Run The Solar System

Using the app you're taken on a virtual guided tour of the solar system, starting from the Sun and working your way out to Neptune (poor Pluto), roughly scaled to the 10km run. The journey is narrated at regular intervals by Dallas Campbell who bursts in every kilometre or so with interesting facts about the planets as you pass them.

I learned a few things - I had no idea that Uranus spins on its axis almost at right angles to it's plain of rotation around the sun. This gives it "extreme seasons", with one pole being blasted by the sun for a few decades and the the other in permanent night, and then vice versa, for each of its 84 year long trips around the Sun.

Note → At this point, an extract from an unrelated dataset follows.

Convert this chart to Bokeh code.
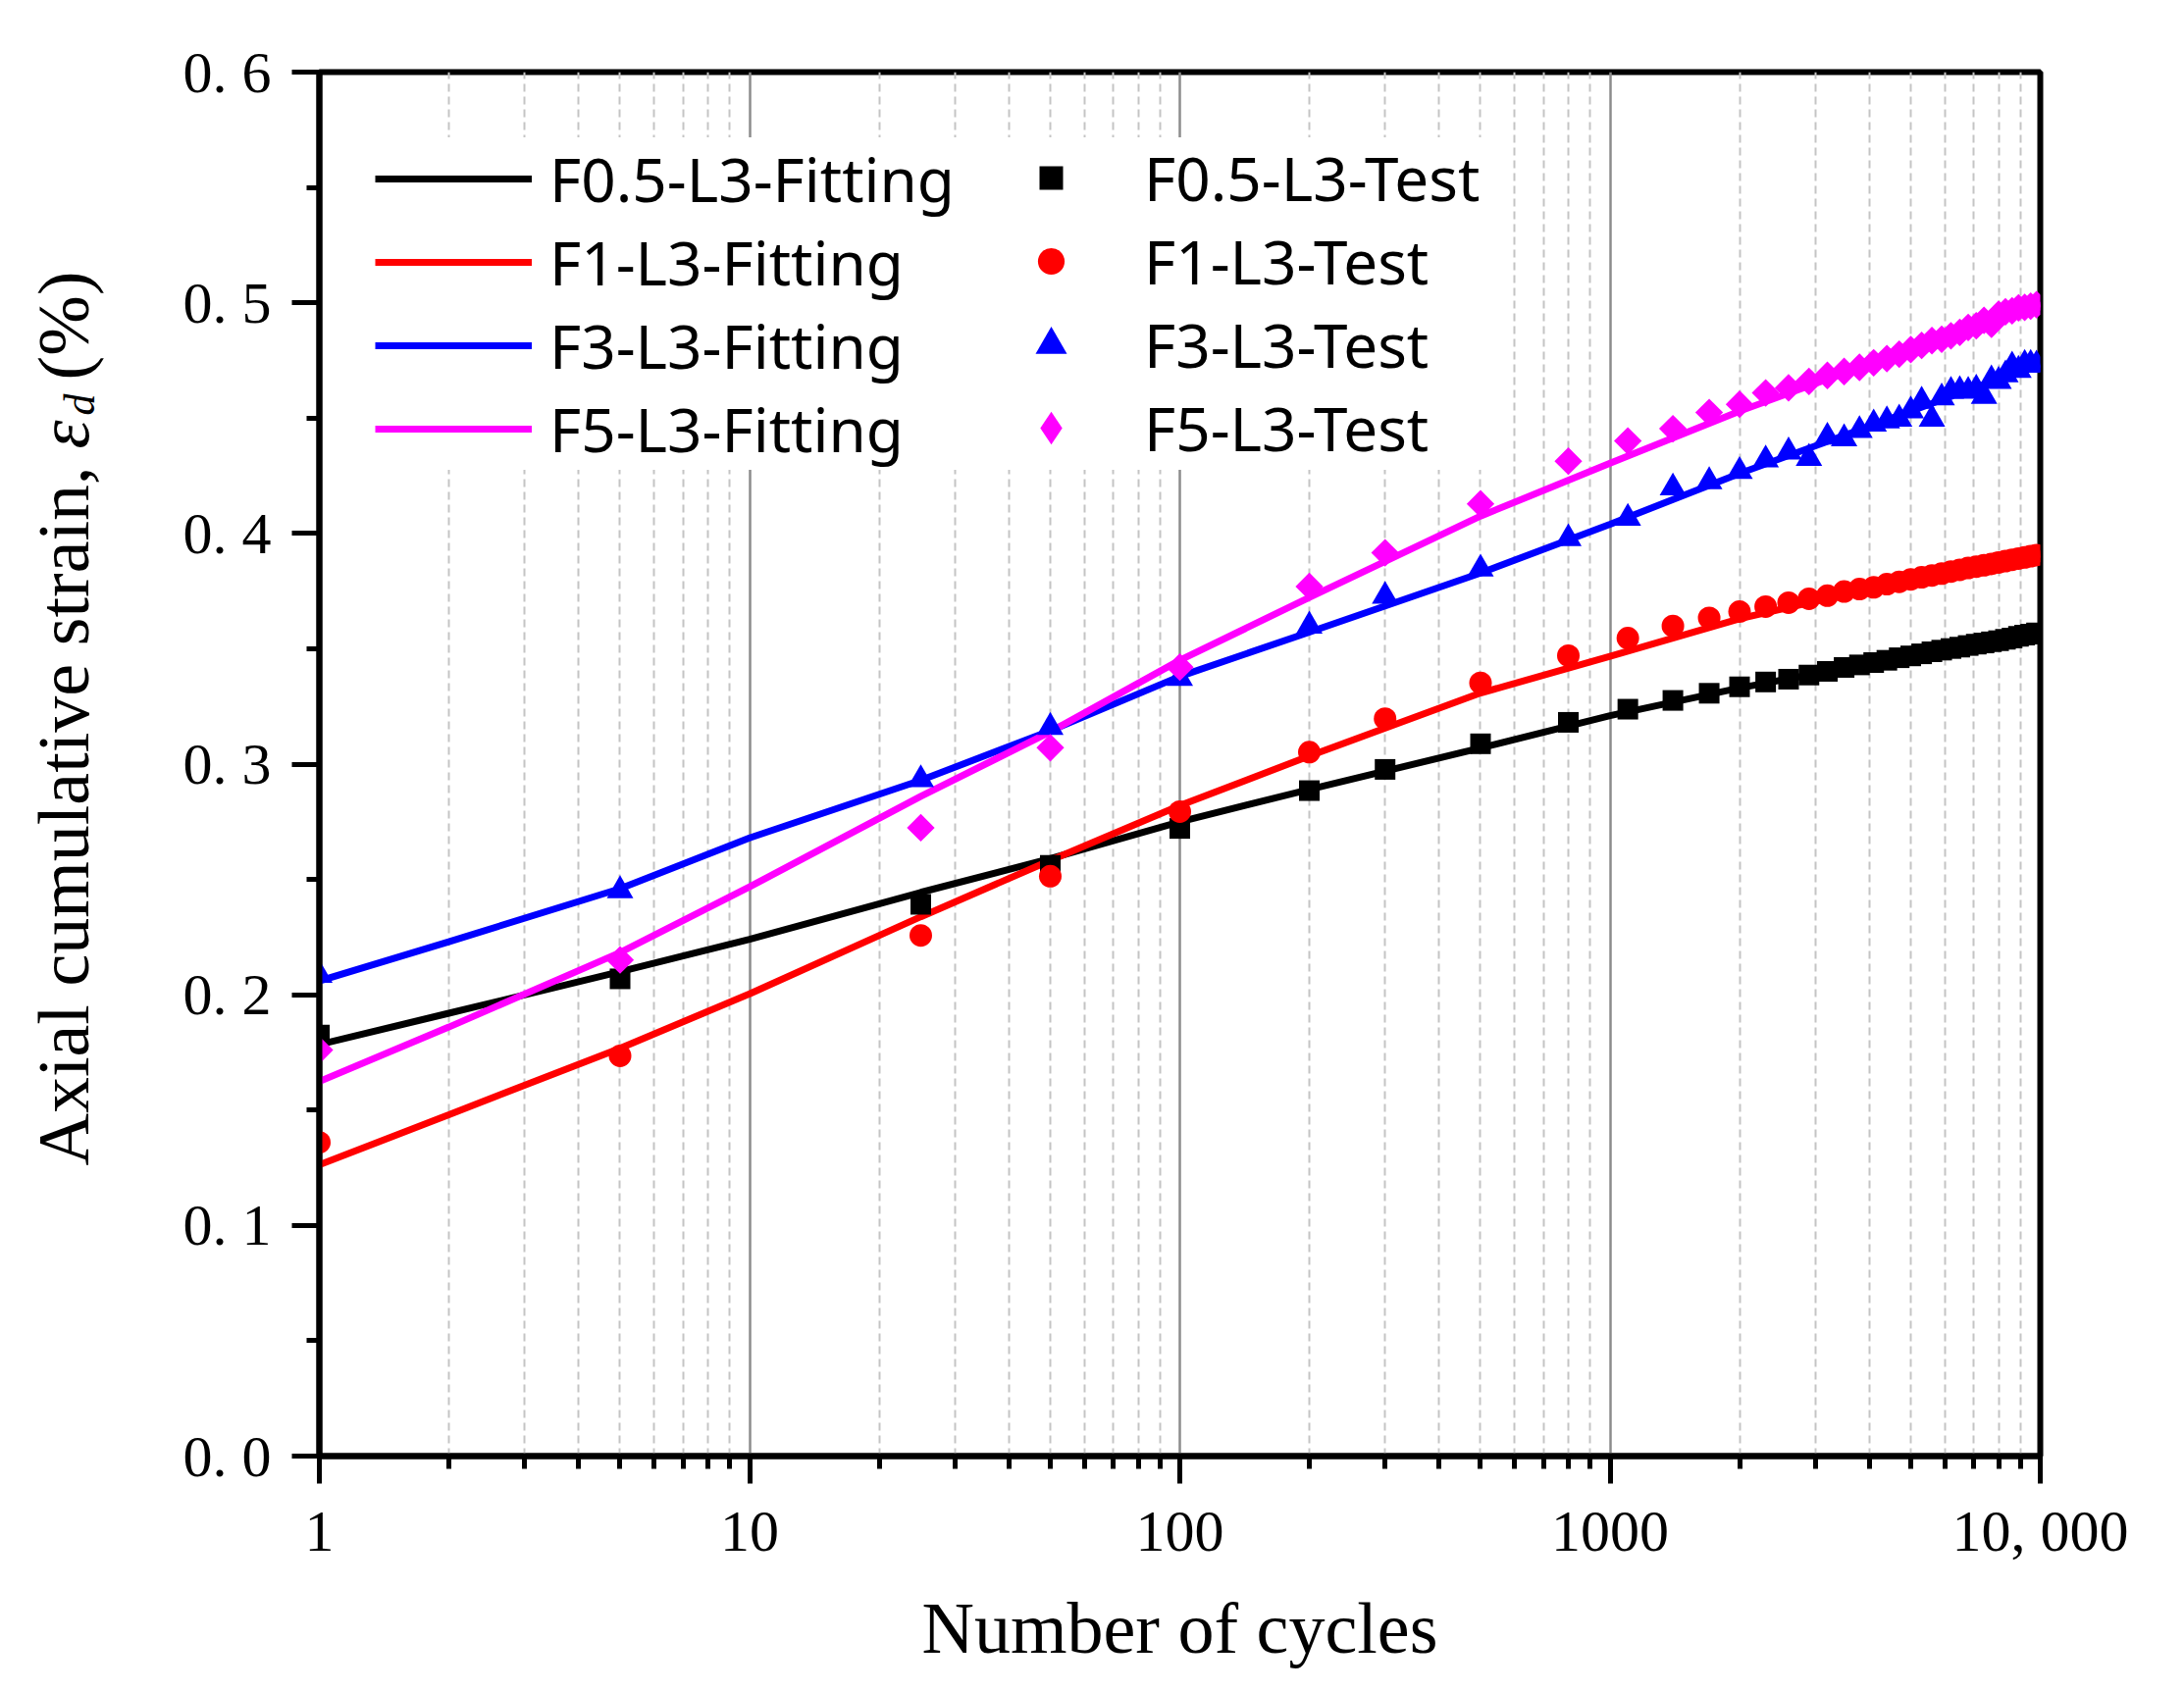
import math
from bokeh.plotting import figure
from bokeh.layouts import row
from bokeh.models import Range1d, FixedTicker, Legend, LegendItem, Label
from bokeh.embed import file_html
from bokeh.resources import INLINE

# ---------------- data ----------------
cycles_test = [1, 5, 25, 50, 100, 200, 300, 500, 800, 1100, 1400, 1700, 2000,
               2300, 2600, 2900, 3200, 3500, 3800, 4100, 4400, 4700, 5000, 5300,
               5600, 5900, 6200, 6500, 6800, 7100, 7400, 7700, 8000, 8300, 8600,
               8900, 9200, 9500, 9800]

f05_test = [0.1825, 0.2069, 0.2392, 0.2561, 0.2721, 0.2885, 0.2977, 0.3088, 0.3181,
            0.3238, 0.3276, 0.3307, 0.3335, 0.3356, 0.3368, 0.3386, 0.3402, 0.3419,
            0.3430, 0.3440, 0.3450, 0.3461, 0.3469, 0.3478, 0.3487, 0.3494, 0.3501,
            0.3507, 0.3514, 0.3520, 0.3525, 0.3530, 0.3535, 0.3541, 0.3546, 0.3554,
            0.3559, 0.3563, 0.3569]

f1_test = [0.1360, 0.1735, 0.2257, 0.2514, 0.2794, 0.3052, 0.3197, 0.3352, 0.3470,
           0.3546, 0.3599, 0.3634, 0.3661, 0.3683, 0.3700, 0.3717, 0.3730, 0.3748,
           0.3759, 0.3766, 0.3780, 0.3790, 0.3801, 0.3810, 0.3818, 0.3826, 0.3835,
           0.3842, 0.3850, 0.3856, 0.3862, 0.3868, 0.3874, 0.3880, 0.3886, 0.3891,
           0.3896, 0.3901, 0.3906]

f3_test = [0.2085, 0.2452, 0.2933, 0.3160, 0.3372, 0.3599, 0.3728, 0.3846, 0.3978,
           0.4066, 0.4198, 0.4225, 0.4269, 0.4319, 0.4354, 0.4326, 0.4418, 0.4411,
           0.4447, 0.4475, 0.4489, 0.4496, 0.4532, 0.4574, 0.4496, 0.4588, 0.4617,
           0.4620, 0.4617, 0.4626, 0.4595, 0.4666, 0.4660, 0.4688, 0.4726, 0.4708,
           0.4734, 0.4734, 0.4730]

f5_test = [0.1760, 0.2151, 0.2724, 0.3071, 0.3420, 0.3770, 0.3916, 0.4128, 0.4313,
           0.4401, 0.4454, 0.4524, 0.4560, 0.4609, 0.4631, 0.4659, 0.4685, 0.4702,
           0.4720, 0.4740, 0.4758, 0.4777, 0.4797, 0.4815, 0.4836, 0.4842, 0.4857,
           0.4872, 0.4893, 0.4900, 0.4924, 0.4907, 0.4950, 0.4961, 0.4965, 0.4978,
           0.4980, 0.4985, 0.4992]

cycles_fit = [1, 2, 5, 10, 25, 50, 100, 200, 500, 1000, 2000, 5000, 10000]
f05_fit = [0.1784, 0.192, 0.210, 0.224, 0.2444, 0.259, 0.275, 0.289, 0.307, 0.321, 0.333, 0.347, 0.357]
f1_fit = [0.1263, 0.148, 0.1768, 0.2004, 0.2338, 0.2582, 0.282, 0.3035, 0.3308, 0.3467, 0.363, 0.380, 0.391]
f3_fit = [0.206, 0.223, 0.246, 0.268, 0.293, 0.3145, 0.338, 0.3572, 0.3828, 0.404, 0.426, 0.453, 0.4735]
f5_fit = [0.1624, 0.186, 0.2183, 0.2468, 0.286, 0.314, 0.345, 0.3722, 0.4075, 0.4304, 0.453, 0.480, 0.4995]

series_names = ["F0.5-L3", "F1-L3", "F3-L3", "F5-L3"]
series_colors = ["#000000", "#ff0000", "#0000ff", "#ff00ff"]

x_major = [1, 10, 100, 1000, 10000]
x_labels = ["1", "10", "100", "1000", "10, 000"]
x_minor = [m * 10 ** e for e in range(4) for m in range(2, 10)]
y_major = [0.0, 0.1, 0.2, 0.3, 0.4, 0.5, 0.6]
y_labels = ["0. 0", "0. 1", "0. 2", "0. 3", "0. 4", "0. 5", "0. 6"]
y_minor = [0.05, 0.15, 0.25, 0.35, 0.45, 0.55]

x_title = "Number of cycles"
y_title_parts = ["Axial cumulative strain, ", "\u03b5", "d", "(%)"]

# ---------------- layout constants (pixels) ----------------
FRAME_W, FRAME_H = 1754, 1411
LEFT, TOP = 325, 73          # frame position on the page
TITLE_W = 150                # strip holding the rotated y-axis title
FIG_W, FIG_H = 2210, 1708
MAIN_W = FIG_W - TITLE_W
BOTTOM = FIG_H - TOP - FRAME_H

# ---------------- main figure ----------------
p = figure(width=MAIN_W, height=FIG_H, x_axis_type="log",
           x_range=Range1d(1, 10000), y_range=Range1d(0, 0.6),
           output_backend="svg", toolbar_location=None,
           min_border_left=LEFT - TITLE_W, min_border_right=MAIN_W - (LEFT - TITLE_W) - FRAME_W,
           min_border_top=TOP, min_border_bottom=BOTTOM)
p.background_fill_color = "white"
p.border_fill_color = "white"
p.outline_line_color = "black"
p.outline_line_width = 6

xt = FixedTicker(ticks=x_major, minor_ticks=x_minor)
yt = FixedTicker(ticks=y_major, minor_ticks=y_minor)
p.xaxis.ticker = xt
p.yaxis.ticker = yt
p.xaxis.major_label_overrides = {v: s for v, s in zip(x_major, x_labels)}
p.yaxis.major_label_overrides = {v: s for v, s in zip(y_major, y_labels)}

for ax in (p.xaxis[0], p.yaxis[0]):
    ax.axis_line_width = 6
    ax.axis_line_color = "black"
    ax.major_tick_line_width = 5
    ax.minor_tick_line_width = 5
    ax.major_tick_line_color = "black"
    ax.minor_tick_line_color = "black"
    ax.major_tick_in = 0
    ax.major_tick_out = 28
    ax.minor_tick_in = 0
    ax.minor_tick_out = 13
    ax.major_label_text_font = "Liberation Serif"
    ax.major_label_text_font_size = "60px"
    ax.major_label_text_color = "black"
p.xaxis.major_label_standoff = 15
p.yaxis.major_label_standoff = 21

p.xaxis.axis_label = x_title
p.xaxis.axis_label_text_font = "Liberation Serif"
p.xaxis.axis_label_text_font_size = "74px"
p.xaxis.axis_label_text_font_style = "normal"
p.xaxis.axis_label_text_color = "black"
p.xaxis.axis_label_standoff = 22

p.ygrid.visible = False
p.xgrid.ticker = xt
p.xgrid.grid_line_color = "#8c8c8c"
p.xgrid.grid_line_width = 2.5
p.xgrid.minor_grid_line_color = "#c4c4c4"
p.xgrid.minor_grid_line_width = 2
p.xgrid.minor_grid_line_dash = "8 5"

# ---------------- data renderers ----------------
fits = [f05_fit, f1_fit, f3_fit, f5_fit]
tests = [f05_test, f1_test, f3_test, f5_test]
markers = [("square", 21, 0.0), ("circle", 23, 0.0), ("triangle", 27, 0.0),
           ("square", 20, math.pi / 4)]

fit_renderers = []
for ys, c in zip(fits, series_colors):
    fit_renderers.append(p.line(cycles_fit, ys, line_color=c, line_width=7))

test_renderers = []
for ys, c, (m, s, a) in zip(tests, series_colors, markers):
    test_renderers.append(p.scatter(cycles_test, ys, marker=m, size=s, angle=a,
                                    fill_color=c, line_color=c, line_width=0))

# legend key for the diamond series (legend markers are drawn unrotated)
diamond_key = p.scatter(cycles_test, f5_test, marker="diamond", size=30,
                        fill_color=series_colors[3], line_color=series_colors[3],
                        line_width=0, visible=False)
legend_test_renderers = test_renderers[:3] + [diamond_key]

# ---------------- legends ----------------
PAD = 6
leg_left = 388 - PAD
leg1 = Legend(items=[LegendItem(label=n + "-Fitting", renderers=[r])
                     for n, r in zip(series_names, fit_renderers)],
              location=(leg_left - LEFT, TOP + FRAME_H - 479),
              label_text_font="Noto Sans", label_text_font_size="62px",
              label_text_color="black", glyph_width=160, glyph_height=84,
              label_height=84, spacing=1, padding=PAD, margin=0,
              label_standoff=18, label_width=960,
              border_line_color=None, background_fill_color="white",
              background_fill_alpha=1.0)
p.add_layout(leg1)

# test column: one legend per entry so that each marker gets its own size
LEG_TOP = 133
ROW = 85
marker_cx = 1071
text_x = 1166
key_widths = [60, 68, 80, 84]   # legend marker size follows the glyph box width
for i, (n, r, w) in enumerate(zip(series_names, legend_test_renderers, key_widths)):
    row_c = LEG_TOP + PAD + 42 + ROW * i
    lg = Legend(items=[LegendItem(label=n + "-Test", renderers=[r])],
                location=(marker_cx - w / 2 - LEFT, TOP + FRAME_H - (row_c + 42)),
                label_text_font="Noto Sans", label_text_font_size="62px",
                label_text_color="black", glyph_width=w, glyph_height=84,
                label_height=84, spacing=0, padding=0, margin=0,
                label_standoff=int(round(text_x - (marker_cx + w / 2))),
                border_line_color=None, background_fill_alpha=0.0,
                inactive_fill_alpha=0.0)
    p.add_layout(lg)

# ---------------- y-axis title strip (rotated text, italic subscript) ----------------
# its frame is aligned with the main frame, so data y = page pixels from the figure bottom
t = figure(width=TITLE_W, height=FIG_H,
           x_range=Range1d(0, TITLE_W), y_range=Range1d(BOTTOM, FIG_H - TOP),
           output_backend="svg", toolbar_location=None,
           x_axis_location=None, y_axis_location=None,
           min_border_left=0, min_border_right=0,
           min_border_top=TOP, min_border_bottom=BOTTOM)
t.grid.visible = False
t.outline_line_color = None
t.background_fill_color = "white"
t.border_fill_color = "white"

BASE_X = 64        # text baseline position in the strip
lab = dict(x_units="data", y_units="data", angle=math.pi / 2,
           text_font="Liberation Serif", text_color="black",
           text_baseline="alphabetic", text_align="left")
t.add_layout(Label(x=BASE_X, y=FIG_H - 1188, text=y_title_parts[0],
                   text_font_size="74px", **lab))
t.add_layout(Label(x=BASE_X, y=FIG_H - 457, text=y_title_parts[1],
                   text_font_size="74px", text_font_style="italic", **lab))
t.add_layout(Label(x=BASE_X + 17, y=FIG_H - 423, text=y_title_parts[2],
                   text_font_size="44px", text_font_style="italic", **lab))
t.add_layout(Label(x=BASE_X, y=FIG_H - 387, text=y_title_parts[3],
                   text_font_size="74px", **lab))

layout = row(t, p, spacing=0)
open("out.html", "w").write(file_html(layout, INLINE))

I also learned that one of Neptune's moons has a retrograde orbit - it orbits in the other direction to the other moons and opposite to the planet's direction of rotation. It was probably an interstellar wandering asteroid that was minding its own business got a bit close and became captured.



My not so inspiring route

Given that last week's Moyleman turned me into Limpy McLimpFace for a few days afterwards, I left it as long as possible through the week to run, finally getting out on Sunday afternoon. After a 2km warm up I hit the Start button and set off. After a week of limited running, apart from parkrun the day before, my legs felt good.

As part of my year of PBs I wanted to break my fastest 10km time - I'm not sure if it counts given it's not a proper race, but it's worth a shot and I haven't run a hard 10km for a while. Setting off at about 4:50/km pace I managed to hold that for most of the way, despite a brutal headwind at times, and a couple of small hills. I two laps of a variant of my regular local 5km loop. I know the roads well and there aren't too many side roads and junctions to watch out for.



That'll do

Final time on my watch was 48:48, a minute and eleven seconds faster than my race PB. Now I just need to do it again at the Chatham Maritime 10k in a fortnight.



Somewhat restrained bling by today's standards, but bling nonetheless!

The only slight annoyance was that the app didn't automatically stop timing when I reached 10km, despite Dallas telling me congratulations, and I've finished and can stop running now. It took me ten minutes to look at my phone and realise I was still being timed, so my official time is 58:20!